Source data:
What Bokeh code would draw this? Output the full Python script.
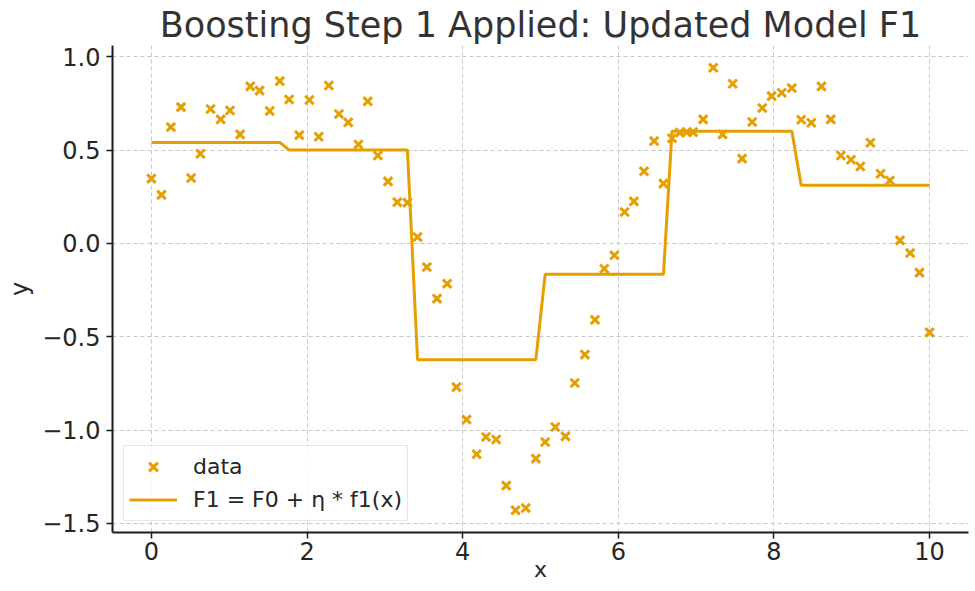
from bokeh.plotting import figure
from bokeh.models import Range1d, FixedTicker, Legend, LegendItem
from bokeh.embed import file_html
from bokeh.resources import INLINE

# ---- data ----
x_data = [0.00, 0.13, 0.25, 0.38, 0.51, 0.63, 0.76, 0.89, 1.01, 1.14,
          1.27, 1.39, 1.52, 1.65, 1.77, 1.90, 2.03, 2.15, 2.28, 2.41,
          2.53, 2.66, 2.78, 2.91, 3.04, 3.16, 3.29, 3.42, 3.54, 3.67,
          3.80, 3.92, 4.05, 4.18, 4.30, 4.43, 4.56, 4.68, 4.81, 4.94,
          5.06, 5.19, 5.32, 5.44, 5.57, 5.70, 5.82, 5.95, 6.08, 6.20,
          6.33, 6.46, 6.58, 6.69, 6.79, 6.88, 6.96, 7.09, 7.22, 7.34,
          7.47, 7.59, 7.72, 7.85, 7.97, 8.10, 8.23, 8.35, 8.48, 8.61,
          8.73, 8.86, 8.99, 9.11, 9.24, 9.37, 9.49, 9.62, 9.75, 9.87,
          10.00]
y_data = [0.347, 0.26, 0.623, 0.73, 0.35, 0.48, 0.72, 0.664, 0.712, 0.584,
          0.841, 0.818, 0.709, 0.869, 0.771, 0.58, 0.768, 0.571, 0.846, 0.693,
          0.648, 0.53, 0.761, 0.471, 0.332, 0.221, 0.218, 0.034, -0.127, -0.296,
          -0.216, -0.77, -0.944, -1.13, -1.037, -1.051, -1.298, -1.43, -1.418, -1.153,
          -1.064, -0.984, -1.034, -0.748, -0.596, -0.41, -0.136, -0.064, 0.168, 0.225,
          0.386, 0.548, 0.32, 0.563, 0.593, 0.596, 0.596, 0.664, 0.941, 0.584,
          0.855, 0.454, 0.65, 0.725, 0.789, 0.807, 0.832, 0.662, 0.646, 0.841,
          0.664, 0.471, 0.448, 0.412, 0.539, 0.373, 0.337, 0.016, -0.052, -0.157,
          -0.477]
f1_values = ([0.541] * 14 + [0.500] * 13 + [-0.623] * 13 + [-0.166] * 13
             + [0.601] * 14 + [0.311] * 14)

x_ticks = [0, 2, 4, 6, 8, 10]
y_ticks = [-1.5, -1.0, -0.5, 0.0, 0.5, 1.0]
y_tick_labels = ["\u22121.5", "\u22121.0", "\u22120.5", "0.0", "0.5", "1.0"]

title_text = "Boosting Step 1 Applied: Updated Model F1"
x_label = "x"
y_label = "y"
legend_labels = ["data", "F1 = F0 + \u03b7 * f1(x)"]

# ---- style ----
ORANGE = "#E69F00"
FONT = "DejaVu Sans"
TEXT = "#262626"

y_lo, y_hi = -1.549, 1.060
p = figure(width=975, height=591, output_backend="svg", toolbar_location=None,
           x_range=Range1d(-0.5, 10.5), y_range=Range1d(y_lo, y_hi),
           min_border_left=112, min_border_right=7, min_border_top=45,
           min_border_bottom=59)
p.outline_line_color = None
p.background_fill_color = "white"
p.border_fill_color = "white"

p.title.text = title_text
p.title.align = "center"
p.title.text_font = FONT
p.title.text_font_size = "35px"
p.title.text_font_style = "normal"
p.title.text_color = "#333333"
p.title.standoff = 2
p.title.offset = 0

for ax in (p.xaxis[0], p.yaxis[0]):
    ax.axis_line_color = "#1a1a1a"
    ax.axis_line_width = 2
    ax.major_tick_line_color = "#1a1a1a"
    ax.major_tick_line_width = 1.5
    ax.major_tick_out = 6
    ax.major_tick_in = 0
    ax.minor_tick_line_color = None
    ax.major_label_text_font = FONT
    ax.major_label_text_font_size = "24px"
    ax.major_label_text_color = TEXT
    ax.axis_label_text_font = FONT
    ax.axis_label_text_font_size = "24px"
    ax.axis_label_text_font_style = "normal"
    ax.axis_label_text_color = TEXT

p.xaxis[0].ticker = FixedTicker(ticks=x_ticks)
p.yaxis[0].ticker = FixedTicker(ticks=y_ticks)
p.yaxis[0].major_label_overrides = {t: s for t, s in zip(y_ticks, y_tick_labels)}
p.yaxis[0].axis_label = y_label
p.yaxis[0].major_label_standoff = 6
p.xaxis[0].axis_label = x_label
p.xaxis[0].major_label_standoff = 3
p.xaxis[0].axis_label_standoff = -6
p.xaxis[0].axis_label_text_font_size = "22px"

for g in (p.xgrid[0], p.ygrid[0]):
    g.grid_line_color = "#c8c8c8"
    g.grid_line_dash = "4 3"
    g.grid_line_width = 1
p.xgrid[0].ticker = FixedTicker(ticks=x_ticks)
p.ygrid[0].ticker = FixedTicker(ticks=y_ticks)

pts = p.scatter(x_data, y_data, marker="x", size=12, line_width=3,
                line_color=ORANGE)
ln = p.line(x_data, f1_values, line_color=ORANGE, line_width=3)

legend = Legend(items=[LegendItem(label=legend_labels[0], renderers=[pts]),
                       LegendItem(label=legend_labels[1], renderers=[ln])],
                location="bottom_left")
legend.label_text_font = FONT
legend.label_text_font_size = "22px"
legend.label_text_color = TEXT
legend.glyph_width = 48
legend.glyph_height = 31
legend.label_height = 31
legend.label_standoff = 16
legend.spacing = 2
legend.padding = 5
legend.margin = 11
legend.border_line_color = "#d0d0d0"
legend.border_line_width = 1.5
legend.background_fill_color = "white"
legend.background_fill_alpha = 0.85
p.add_layout(legend)

open("out.html", "w").write(file_html(p, INLINE))
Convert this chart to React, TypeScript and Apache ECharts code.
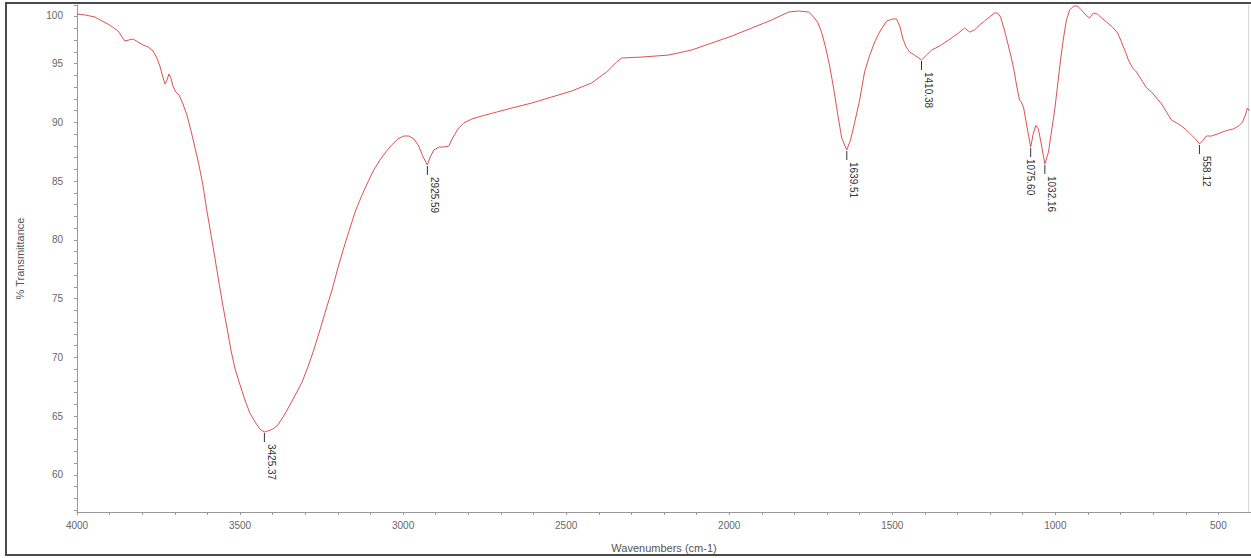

Given instruction: Give every record back exactly as it reads, with no images.

Result:
What Bokeh code would draw this? Output the full Python script.
from bokeh.plotting import figure
from bokeh.models import Range1d, FixedTicker, Legend, LegendItem
from bokeh.embed import file_html
from bokeh.resources import INLINE

# ---- data ----
x_data = [0.00, 0.13, 0.25, 0.38, 0.51, 0.63, 0.76, 0.89, 1.01, 1.14,
          1.27, 1.39, 1.52, 1.65, 1.77, 1.90, 2.03, 2.15, 2.28, 2.41,
          2.53, 2.66, 2.78, 2.91, 3.04, 3.16, 3.29, 3.42, 3.54, 3.67,
          3.80, 3.92, 4.05, 4.18, 4.30, 4.43, 4.56, 4.68, 4.81, 4.94,
          5.06, 5.19, 5.32, 5.44, 5.57, 5.70, 5.82, 5.95, 6.08, 6.20,
          6.33, 6.46, 6.58, 6.69, 6.79, 6.88, 6.96, 7.09, 7.22, 7.34,
          7.47, 7.59, 7.72, 7.85, 7.97, 8.10, 8.23, 8.35, 8.48, 8.61,
          8.73, 8.86, 8.99, 9.11, 9.24, 9.37, 9.49, 9.62, 9.75, 9.87,
          10.00]
y_data = [0.347, 0.26, 0.623, 0.73, 0.35, 0.48, 0.72, 0.664, 0.712, 0.584,
          0.841, 0.818, 0.709, 0.869, 0.771, 0.58, 0.768, 0.571, 0.846, 0.693,
          0.648, 0.53, 0.761, 0.471, 0.332, 0.221, 0.218, 0.034, -0.127, -0.296,
          -0.216, -0.77, -0.944, -1.13, -1.037, -1.051, -1.298, -1.43, -1.418, -1.153,
          -1.064, -0.984, -1.034, -0.748, -0.596, -0.41, -0.136, -0.064, 0.168, 0.225,
          0.386, 0.548, 0.32, 0.563, 0.593, 0.596, 0.596, 0.664, 0.941, 0.584,
          0.855, 0.454, 0.65, 0.725, 0.789, 0.807, 0.832, 0.662, 0.646, 0.841,
          0.664, 0.471, 0.448, 0.412, 0.539, 0.373, 0.337, 0.016, -0.052, -0.157,
          -0.477]
f1_values = ([0.541] * 14 + [0.500] * 13 + [-0.623] * 13 + [-0.166] * 13
             + [0.601] * 14 + [0.311] * 14)

x_ticks = [0, 2, 4, 6, 8, 10]
y_ticks = [-1.5, -1.0, -0.5, 0.0, 0.5, 1.0]
y_tick_labels = ["\u22121.5", "\u22121.0", "\u22120.5", "0.0", "0.5", "1.0"]

title_text = "Boosting Step 1 Applied: Updated Model F1"
x_label = "x"
y_label = "y"
legend_labels = ["data", "F1 = F0 + \u03b7 * f1(x)"]

# ---- style ----
ORANGE = "#E69F00"
FONT = "DejaVu Sans"
TEXT = "#262626"

y_lo, y_hi = -1.549, 1.060
p = figure(width=975, height=591, output_backend="svg", toolbar_location=None,
           x_range=Range1d(-0.5, 10.5), y_range=Range1d(y_lo, y_hi),
           min_border_left=112, min_border_right=7, min_border_top=45,
           min_border_bottom=59)
p.outline_line_color = None
p.background_fill_color = "white"
p.border_fill_color = "white"

p.title.text = title_text
p.title.align = "center"
p.title.text_font = FONT
p.title.text_font_size = "35px"
p.title.text_font_style = "normal"
p.title.text_color = "#333333"
p.title.standoff = 2
p.title.offset = 0

for ax in (p.xaxis[0], p.yaxis[0]):
    ax.axis_line_color = "#1a1a1a"
    ax.axis_line_width = 2
    ax.major_tick_line_color = "#1a1a1a"
    ax.major_tick_line_width = 1.5
    ax.major_tick_out = 6
    ax.major_tick_in = 0
    ax.minor_tick_line_color = None
    ax.major_label_text_font = FONT
    ax.major_label_text_font_size = "24px"
    ax.major_label_text_color = TEXT
    ax.axis_label_text_font = FONT
    ax.axis_label_text_font_size = "24px"
    ax.axis_label_text_font_style = "normal"
    ax.axis_label_text_color = TEXT

p.xaxis[0].ticker = FixedTicker(ticks=x_ticks)
p.yaxis[0].ticker = FixedTicker(ticks=y_ticks)
p.yaxis[0].major_label_overrides = {t: s for t, s in zip(y_ticks, y_tick_labels)}
p.yaxis[0].axis_label = y_label
p.yaxis[0].major_label_standoff = 6
p.xaxis[0].axis_label = x_label
p.xaxis[0].major_label_standoff = 3
p.xaxis[0].axis_label_standoff = -6
p.xaxis[0].axis_label_text_font_size = "22px"

for g in (p.xgrid[0], p.ygrid[0]):
    g.grid_line_color = "#c8c8c8"
    g.grid_line_dash = "4 3"
    g.grid_line_width = 1
p.xgrid[0].ticker = FixedTicker(ticks=x_ticks)
p.ygrid[0].ticker = FixedTicker(ticks=y_ticks)

pts = p.scatter(x_data, y_data, marker="x", size=12, line_width=3,
                line_color=ORANGE)
ln = p.line(x_data, f1_values, line_color=ORANGE, line_width=3)

legend = Legend(items=[LegendItem(label=legend_labels[0], renderers=[pts]),
                       LegendItem(label=legend_labels[1], renderers=[ln])],
                location="bottom_left")
legend.label_text_font = FONT
legend.label_text_font_size = "22px"
legend.label_text_color = TEXT
legend.glyph_width = 48
legend.glyph_height = 31
legend.label_height = 31
legend.label_standoff = 16
legend.spacing = 2
legend.padding = 5
legend.margin = 11
legend.border_line_color = "#d0d0d0"
legend.border_line_width = 1.5
legend.background_fill_color = "white"
legend.background_fill_alpha = 0.85
p.add_layout(legend)

open("out.html", "w").write(file_html(p, INLINE))
Convert this chart to React, TypeScript and Apache ECharts code.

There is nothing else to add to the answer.